Kaynes Technology: After a spectacular run, what should investors do?
OSAT business appears to have priced in current valuation. Hence, approval delay may have an impact in the near term.
Highlights
-
- Revenue growth better than guidance
-
- EBITDA margin lower than last year due to product mix
-
- Order book, excluding smart meters, at Rs 4,115 crore
-
- FY25 EMS business outlook includes revenue growth of 60%
-
- EBITDA margin guidance of 15%
- At FY26 PE of 49x, valuation may have some more upside
(CMP: Rs 3,403.5; Market cap: Rs 21,754 crore; Rating: Equal weight) reported a strong revenue growth of 25.1 percent quarter on quarter (QoQ)/74.8 percent year on year (YoY), led by the industrial segment, which includes the EV (electrical vehicle), aerospace, defence and railway verticals.
Revenue growth translated into a 36.3 percent sequential EBITDA (earnings before interest, tax, depreciation and amortization) growth and 122 basis point (bps) EBITDA margin expansion over Q3FY24.
Q4FY24 financial performance
The order book at the end of the year stood at Rs 4,115 crore, up 55 percent and executable over the next five quarters, offering a clear visibility of the FY25 revenue.
A large chunk of this is dominated by the automotive and industrial verticals. On a sequential basis, the order book grew by 8.6 percent while the average monthly order inflow grew by 15 percent. The management commentary suggests that they have much better visibility from here and some of the A&D vertical orders are 5-10 years long.
Single customers driving excess growth
Kaynes’ customer concentration of the Top1/Top5 segment was 26 percent/53 percent, respectively, in FY24, which has gone up sharply in the last two years.
In FY23, revenue growth in the top customer segment was 86 percent, in contrast to the total revenue growth of 59 percent. This rose significantly in FY24, with the top customer revenue growing by 247 percent and revenue growth, excluding it, coming down drastically to 34.8 percent, which is closer to the industry growth rate.
OSAT approval could lend an upside
The Kaynes management expects approval for its OSAT (outsourced semiconductor assembly and testing) business, after the formation of a new government.
The new venture would help the company bolster its presence in the semiconductor value chain.
Kaynes has already tied up with Recynergy Technology and Aptos Technology, both based in Taiwan, for technical know-how in semiconductor testing and packaging. OSAT business appears to have priced in the current valuation. Hence, approval delay may have an impact in the near term.
Outlook
Kaynes Technology has proven itself to be materially different from other EMS (electronics manufacturing service) businesses, with consistent performance and delivering on the outlook, unlike its peers.
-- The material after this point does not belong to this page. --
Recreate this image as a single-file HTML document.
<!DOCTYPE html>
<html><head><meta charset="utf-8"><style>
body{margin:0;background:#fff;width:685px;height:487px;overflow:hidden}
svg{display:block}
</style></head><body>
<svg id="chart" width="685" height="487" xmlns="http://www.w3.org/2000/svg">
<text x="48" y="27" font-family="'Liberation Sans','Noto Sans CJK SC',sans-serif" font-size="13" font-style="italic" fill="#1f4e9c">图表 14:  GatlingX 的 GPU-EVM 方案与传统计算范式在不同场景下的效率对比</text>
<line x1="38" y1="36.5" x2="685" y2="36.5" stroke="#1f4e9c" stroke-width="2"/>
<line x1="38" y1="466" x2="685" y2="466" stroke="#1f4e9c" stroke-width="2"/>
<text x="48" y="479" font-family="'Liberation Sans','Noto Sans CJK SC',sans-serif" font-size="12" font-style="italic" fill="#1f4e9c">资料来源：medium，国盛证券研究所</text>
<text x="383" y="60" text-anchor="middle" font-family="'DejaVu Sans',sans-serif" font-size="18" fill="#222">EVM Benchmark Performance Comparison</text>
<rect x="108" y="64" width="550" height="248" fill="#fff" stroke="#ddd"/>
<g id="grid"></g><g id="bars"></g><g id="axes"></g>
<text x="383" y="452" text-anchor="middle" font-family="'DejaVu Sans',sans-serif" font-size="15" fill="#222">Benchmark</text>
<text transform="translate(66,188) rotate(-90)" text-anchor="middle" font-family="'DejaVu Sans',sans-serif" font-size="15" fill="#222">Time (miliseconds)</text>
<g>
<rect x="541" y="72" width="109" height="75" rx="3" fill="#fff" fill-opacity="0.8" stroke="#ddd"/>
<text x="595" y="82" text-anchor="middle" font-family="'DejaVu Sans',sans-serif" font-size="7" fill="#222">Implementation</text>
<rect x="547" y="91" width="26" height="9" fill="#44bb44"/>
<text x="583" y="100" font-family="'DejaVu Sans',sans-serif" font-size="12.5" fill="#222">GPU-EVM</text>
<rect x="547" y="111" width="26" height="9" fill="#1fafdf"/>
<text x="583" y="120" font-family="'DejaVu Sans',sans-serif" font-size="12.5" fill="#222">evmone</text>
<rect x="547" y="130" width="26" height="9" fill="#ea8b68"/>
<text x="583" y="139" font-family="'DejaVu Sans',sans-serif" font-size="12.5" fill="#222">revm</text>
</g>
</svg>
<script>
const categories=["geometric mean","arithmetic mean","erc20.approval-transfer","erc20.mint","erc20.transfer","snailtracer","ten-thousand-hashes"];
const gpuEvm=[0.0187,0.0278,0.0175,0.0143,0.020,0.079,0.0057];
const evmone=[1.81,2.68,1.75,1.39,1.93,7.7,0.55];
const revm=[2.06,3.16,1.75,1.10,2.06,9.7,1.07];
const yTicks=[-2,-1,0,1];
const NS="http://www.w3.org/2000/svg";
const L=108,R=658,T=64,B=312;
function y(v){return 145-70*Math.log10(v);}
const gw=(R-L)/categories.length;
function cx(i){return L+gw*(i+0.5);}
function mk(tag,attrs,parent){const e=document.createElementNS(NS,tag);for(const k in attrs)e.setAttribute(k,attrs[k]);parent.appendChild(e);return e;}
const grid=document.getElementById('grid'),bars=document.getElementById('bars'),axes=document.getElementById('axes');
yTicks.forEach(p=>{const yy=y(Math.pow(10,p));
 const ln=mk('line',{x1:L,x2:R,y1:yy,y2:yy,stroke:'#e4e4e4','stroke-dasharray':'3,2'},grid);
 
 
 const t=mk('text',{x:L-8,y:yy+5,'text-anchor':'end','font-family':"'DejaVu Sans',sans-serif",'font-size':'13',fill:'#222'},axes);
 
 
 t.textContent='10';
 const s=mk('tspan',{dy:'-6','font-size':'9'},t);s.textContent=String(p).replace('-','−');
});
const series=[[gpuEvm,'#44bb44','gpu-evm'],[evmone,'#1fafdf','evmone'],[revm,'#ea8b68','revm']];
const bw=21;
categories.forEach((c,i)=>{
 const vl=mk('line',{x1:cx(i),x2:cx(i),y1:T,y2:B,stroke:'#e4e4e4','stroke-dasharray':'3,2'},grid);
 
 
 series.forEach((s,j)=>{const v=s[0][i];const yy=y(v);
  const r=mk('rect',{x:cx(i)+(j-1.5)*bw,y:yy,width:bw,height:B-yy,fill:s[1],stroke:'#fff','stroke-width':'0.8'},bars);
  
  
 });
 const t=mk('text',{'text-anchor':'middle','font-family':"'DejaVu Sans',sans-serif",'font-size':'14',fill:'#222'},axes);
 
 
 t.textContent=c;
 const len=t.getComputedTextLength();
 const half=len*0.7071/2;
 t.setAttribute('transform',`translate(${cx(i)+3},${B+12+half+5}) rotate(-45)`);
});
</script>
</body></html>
PAT growth in FY24, at 92.5 percent, includes the impact of other income, which has risen almost 5x due to the QIP (qualified institutional placement) money raised during the year.
The management commentary has been strong and the outlook doesn’t fully include businesses such as railways (Kavach programme) and smart meters, for which the order flow can be Rs 400-500 crore but not in the FY24 order book.
Beyond FY25, high-performance computing server manufacturing orders with CDAC, long-term aerospace orders, medical electronics, and railway- related orders should maintain the growth momentum.
The management has also pointed out that significant revenue comes from the industrial & automotive verticals, which are high-volume, lower gross margin businesses. Going forward, the company expects it to come down to a 60:40 ratio (industrial & automotive vs A&D, railway, medical) and eventually to 50:50, translating into a margin improvement, north of 15 percent. OSAT approval and PCB production commencement are still 1.2-2 years ahead. Therefore, the actual outcome may add to the tailwinds.
Valuation
Kaynes Technology currently trades at an FY26 PE of 49.2 times and at a PEG of 1x. In our view, this indicates that the EMS business growth is broadly priced in and the OSAT approval could be the near-term catalyst. Therefore, it may have some upside from here. Investors can add the stock with a medium-term view.
Risks
Deceleration in revenue growth, execution delay, margin dilution, and a longer working capital cycle. Delay and/or rejection of the OSAT project.